It could have been Moscow, South Africa, Congo, and hundreds of other Third World countries. They happened to have lived in Ethiopia, once Africa's
breadbasket and now, even in 1998, Africa's basket case.
One of the world's oldest civilizations deteriorated when the vile dictator, Mengistu Haile Mariam, raped it after murdering the Emperor, Haile Selassie, in 1975.
In 1991, the dictator was driven out of Addis Ababa and into a life of
luxury in Zimbabwe.
Solomon and his brother, Kabada, was left behind as the rebels from the
north stormed the city gates.
Also stranded was a three-year-old girl, with barely a stitch on her frail
body and she was begging for food. I remember well the small hand reaching
up with her eyes pleading for some morsel to keep her alive until the next
morning in this sewer of a city.
It was a scene to wither the most cynical of hearts.
But being in this Ethiopian capital had a way of ripping away the emotions
and exposing the scabs of a world that few westerners will ever know.
It's a place where life was cheap and where desperate people resorted to
begging and pride was something that was only a distant memory.
Addis Ababa means New Flower, but the only dominant smells were of stale
urine and fear.
The decay was everywhere.
While the government elite occupied some of the great buildings of the
monarchy, the human refuse flowed in the streets. The disparity was evident; the corrugated tin lean-tos, which housed upwards of 20 people in
tight quarters; the dying and destitute groveled for a few Birr, the national currency; along with the street beggars and the maimed.

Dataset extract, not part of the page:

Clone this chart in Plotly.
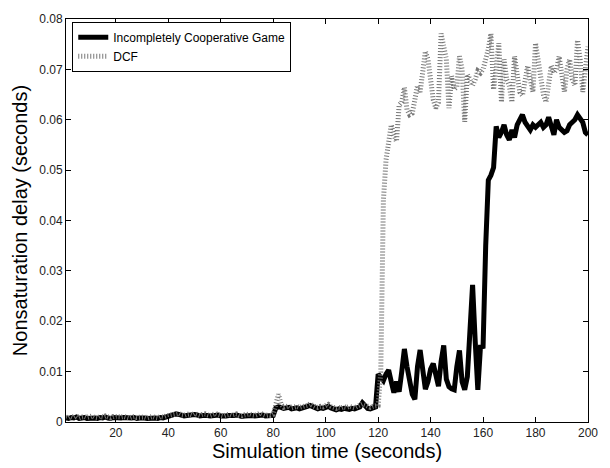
import plotly.graph_objects as go

t = list(range(1, 201))

icg = [
    0.0008,0.0007,0.0009,0.0008,0.0010,0.0007,0.0008,0.0009,0.0007,0.0008,
    0.0009,0.0008,0.0007,0.0009,0.0008,0.0010,0.0008,0.0007,0.0009,0.0008,
    0.0007,0.0008,0.0009,0.0008,0.0007,0.0008,0.0009,0.0007,0.0008,0.0009,
    0.0008,0.0007,0.0008,0.0009,0.0008,0.0007,0.0009,0.0008,0.0010,0.0011,
    0.0013,0.0015,0.0016,0.0015,0.0013,0.0012,0.0013,0.0014,0.0013,0.0015,
    0.0014,0.0012,0.0013,0.0014,0.0013,0.0012,0.0013,0.0015,0.0014,0.0012,
    0.0011,0.0012,0.0013,0.0012,0.0013,0.0014,0.0012,0.0011,0.0012,0.0013,
    0.0014,0.0013,0.0012,0.0013,0.0015,0.0014,0.0012,0.0013,0.0012,0.0013,
    0.0028,0.0030,0.0029,0.0027,0.0028,0.0029,0.0026,0.0027,0.0028,0.0026,
    0.0027,0.0029,0.0031,0.0033,0.0030,0.0028,0.0026,0.0028,0.0027,0.0029,
    0.0031,0.0028,0.0025,0.0024,0.0026,0.0025,0.0027,0.0026,0.0025,0.0027,
    0.0026,0.0028,0.0030,0.0038,0.0032,0.0027,0.0026,0.0028,0.0030,0.0095,
    0.0090,0.0082,0.0095,0.0103,0.0080,0.0058,0.0080,0.0060,0.0100,0.0145,
    0.0110,0.0075,0.0055,0.0045,0.0110,0.0143,0.0100,0.0065,0.0080,0.0105,
    0.0116,0.0090,0.0071,0.0120,0.0152,0.0085,0.0070,0.0066,0.0064,0.0110,
    0.0142,0.0080,0.0064,0.0090,0.0200,0.0272,0.0160,0.0064,0.0149,0.0150,
    0.0350,0.0480,0.0490,0.0505,0.0587,0.0565,0.0575,0.0590,0.0570,0.0560,
    0.0580,0.0565,0.0590,0.0600,0.0610,0.0595,0.0585,0.0580,0.0590,0.0585,
    0.0590,0.0595,0.0585,0.0590,0.0605,0.0590,0.0570,0.0600,0.0585,0.0580,
    0.0575,0.0578,0.0590,0.0595,0.0600,0.0610,0.0600,0.0595,0.0575,0.0570,
]

dcf = [
    0.0010,0.0008,0.0011,0.0009,0.0012,0.0008,0.0010,0.0011,0.0009,0.0010,
    0.0012,0.0009,0.0008,0.0011,0.0010,0.0012,0.0009,0.0008,0.0011,0.0010,
    0.0009,0.0010,0.0011,0.0009,0.0008,0.0010,0.0011,0.0009,0.0010,0.0011,
    0.0010,0.0008,0.0010,0.0011,0.0009,0.0008,0.0011,0.0010,0.0012,0.0013,
    0.0015,0.0017,0.0016,0.0017,0.0014,0.0013,0.0015,0.0016,0.0014,0.0017,
    0.0015,0.0013,0.0015,0.0016,0.0014,0.0013,0.0015,0.0017,0.0015,0.0013,
    0.0012,0.0014,0.0015,0.0013,0.0015,0.0016,0.0013,0.0012,0.0014,0.0015,
    0.0016,0.0014,0.0013,0.0015,0.0018,0.0015,0.0013,0.0014,0.0013,0.0015,
    0.0032,0.0055,0.0035,0.0029,0.0031,0.0032,0.0028,0.0030,0.0031,0.0029,
    0.0030,0.0032,0.0033,0.0036,0.0032,0.0030,0.0029,0.0031,0.0030,0.0032,
    0.0035,0.0031,0.0028,0.0027,0.0029,0.0028,0.0030,0.0029,0.0031,0.0030,
    0.0028,0.0031,0.0033,0.0036,0.0034,0.0030,0.0029,0.0031,0.0032,0.0033,
    0.0100,0.0440,0.0520,0.0560,0.0590,0.0570,0.0557,0.0629,0.0635,0.0664,
    0.0620,0.0610,0.0613,0.0640,0.0668,0.0655,0.0690,0.0736,0.0720,0.0670,
    0.0640,0.0623,0.0635,0.0771,0.0740,0.0720,0.0623,0.0687,0.0660,0.0665,
    0.0726,0.0700,0.0596,0.0690,0.0680,0.0668,0.0680,0.0697,0.0693,0.0700,
    0.0720,0.0740,0.0771,0.0660,0.0700,0.0752,0.0635,0.0720,0.0680,0.0668,
    0.0635,0.0726,0.0690,0.0655,0.0648,0.0680,0.0707,0.0680,0.0655,0.0752,
    0.0720,0.0687,0.0650,0.0635,0.0680,0.0707,0.0693,0.0700,0.0726,0.0680,
    0.0655,0.0700,0.0720,0.0680,0.0668,0.0758,0.0720,0.0655,0.0700,0.0745,
]

x_ticks = [20, 40, 60, 80, 100, 120, 140, 160, 180, 200]
y_ticks = [0, 0.01, 0.02, 0.03, 0.04, 0.05, 0.06, 0.07, 0.08]
y_ticktext = ["0", "0.01", "0.02", "0.03", "0.04", "0.05", "0.06", "0.07", "0.08"]

fig = go.Figure()
fig.add_trace(go.Scatter(
    x=t, y=icg, mode="lines", name="Incompletely Cooperative Game",
    line=dict(color="black", width=5),
))
fig.add_trace(go.Scatter(
    x=t, y=dcf, mode="lines", name="DCF",
    line=dict(color="#777777", width=5, dash="1px,2px"),
))

axis_common = dict(
    showgrid=False, zeroline=False, showline=True, linecolor="black", linewidth=1,
    mirror="ticks", ticks="inside", ticklen=5, tickcolor="black",
    tickfont=dict(family="Arial, Liberation Sans", size=12, color="#222222"),
)

fig.update_layout(
    width=610, height=468,
    margin=dict(l=66, r=22, t=12, b=45),
    paper_bgcolor="white", plot_bgcolor="white",
    font=dict(family="Arial, Liberation Sans", color="black"),
    showlegend=True,
    legend=dict(
        x=0.012, y=0.993, xanchor="left", yanchor="top",
        bgcolor="white", bordercolor="black", borderwidth=1,
        font=dict(family="Arial, Liberation Sans", size=12, color="black"),
        tracegroupgap=0, itemwidth=30,
    ),
    xaxis=dict(
        range=[1, 200], tickvals=x_ticks,
        title=dict(text="Simulation time (seconds)", font=dict(size=20, family="Arial, Liberation Sans"), standoff=2),
        **axis_common,
    ),
    yaxis=dict(
        range=[0, 0.08], tickvals=y_ticks, ticktext=y_ticktext,
        title=dict(text="Nonsaturation delay (seconds)", font=dict(size=20, family="Arial, Liberation Sans"), standoff=6),
        **axis_common,
    ),
)

fig.write_html("out.html")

Human and animal excrement filled the rut-filled side streets while on the
main thoroughfares the pickpockets plied their trade, which were lean pickings in 1991 with the tourist trade almost non-existent.
Parents had been known to break the bones of babies at birth in order for
them to join the brigade of "monkey children," who walked on all fours and
as beggars were the main source of income for some families.
And vultures circled over the 30,000-seat National Stadium, waiting for the
prey they knew would be theirs.
In this vast land of more than 50 million, the famine in the travel-restricted far North was but one dilemma, which seemed to have no
answer. So was the intensified civil war that turned into a bloodbath.
As the Iraqi-backed guerilla forces of the Eritrean People's Liberation
Front and the Tigre People's Liberation Front pushed towards Addis Ababa,
one resident whispered: "What Ethiopia needs is a hero." It was a whisper
because he feared the reprisals of the Marxist-Leninist government of Mengistu Haile Mariam, which had spies in all aspects of Ethiopian society.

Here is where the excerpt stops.